Task description> Copy all the data exactly, except the pictures.

════════════════════

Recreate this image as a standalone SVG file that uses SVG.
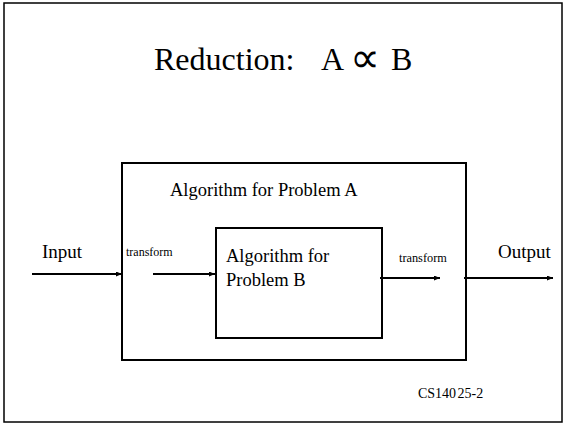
<svg xmlns="http://www.w3.org/2000/svg" width="565" height="424" viewBox="0 0 565 424">
<style>
text{font-family:"Liberation Serif","Times New Roman",serif;fill:#000}
.box{fill:none;stroke:#000;stroke-width:2}
.ln{stroke:#000;stroke-width:2;fill:none}
</style>
<defs>
<marker id="ah" markerWidth="6" markerHeight="5" refX="6" refY="2.5" orient="auto" markerUnits="userSpaceOnUse">
<path d="M0,0 L6,2.5 L0,5 Z" fill="#000"/>
</marker>
</defs>
<rect width="565" height="424" fill="#fff"/>
<rect x="4" y="3" width="558" height="419" fill="none" stroke="#000" stroke-width="1.5"/>
<g id="title">
<text y="70" font-size="32"><tspan x="154">Reduction:</tspan><tspan x="321">A</tspan><tspan x="350" font-size="42" y="72">∝</tspan><tspan x="391" y="70">B</tspan></text>
</g>
<g id="algA">
<rect class="box" x="122" y="163" width="344" height="197"/>
<text x="170" y="196" font-size="18.5">Algorithm for Problem A</text>
</g>
<g id="algB">
<rect class="box" x="216" y="228" width="166" height="110"/>
<text x="226" y="262" font-size="18.5">Algorithm for</text>
<text x="226" y="285.5" font-size="18.5">Problem B</text>
</g>
<g id="labels">
<text x="42" y="258" font-size="19">Input</text>
<text x="498" y="258" font-size="19">Output</text>
<text x="126" y="256" font-size="12">transform</text>
<text x="399" y="261.5" font-size="12.3">transform</text>
<text x="418" y="398" font-size="14" word-spacing="-2">CS140 25-2</text>
</g>
<g id="connectors">
<line class="ln" x1="32" y1="274" x2="122" y2="274" marker-end="url(#ah)"/>
<line class="ln" x1="153" y1="274" x2="215" y2="274" marker-end="url(#ah)"/>
<line class="ln" x1="380" y1="278" x2="440" y2="278" marker-end="url(#ah)"/>
<line class="ln" x1="464" y1="278" x2="553" y2="278" marker-end="url(#ah)"/>
</g>
</svg>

════════════════════

Reply to the exercise>
Recreate this image as a standalone SVG file that uses SVG.
<svg xmlns="http://www.w3.org/2000/svg" width="565" height="424" viewBox="0 0 565 424">
<style>
text{font-family:"Liberation Serif","Times New Roman",serif;fill:#000}
.box{fill:none;stroke:#000;stroke-width:2}
.ln{stroke:#000;stroke-width:2;fill:none}
</style>
<defs>
<marker id="ah" markerWidth="6" markerHeight="5" refX="6" refY="2.5" orient="auto" markerUnits="userSpaceOnUse">
<path d="M0,0 L6,2.5 L0,5 Z" fill="#000"/>
</marker>
</defs>
<rect width="565" height="424" fill="#fff"/>
<rect x="4" y="3" width="558" height="419" fill="none" stroke="#000" stroke-width="1.5"/>
<g id="title">
<text y="70" font-size="32"><tspan x="154">Reduction:</tspan><tspan x="321">A</tspan><tspan x="350" font-size="42" y="72">∝</tspan><tspan x="391" y="70">B</tspan></text>
</g>
<g id="algA">
<rect class="box" x="122" y="163" width="344" height="197"/>
<text x="170" y="196" font-size="18.5">Algorithm for Problem A</text>
</g>
<g id="algB">
<rect class="box" x="216" y="228" width="166" height="110"/>
<text x="226" y="262" font-size="18.5">Algorithm for</text>
<text x="226" y="285.5" font-size="18.5">Problem B</text>
</g>
<g id="labels">
<text x="42" y="258" font-size="19">Input</text>
<text x="498" y="258" font-size="19">Output</text>
<text x="126" y="256" font-size="12">transform</text>
<text x="399" y="261.5" font-size="12.3">transform</text>
<text x="418" y="398" font-size="14" word-spacing="-2">CS140 25-2</text>
</g>
<g id="connectors">
<line class="ln" x1="32" y1="274" x2="122" y2="274" marker-end="url(#ah)"/>
<line class="ln" x1="153" y1="274" x2="215" y2="274" marker-end="url(#ah)"/>
<line class="ln" x1="380" y1="278" x2="440" y2="278" marker-end="url(#ah)"/>
<line class="ln" x1="464" y1="278" x2="553" y2="278" marker-end="url(#ah)"/>
</g>
</svg>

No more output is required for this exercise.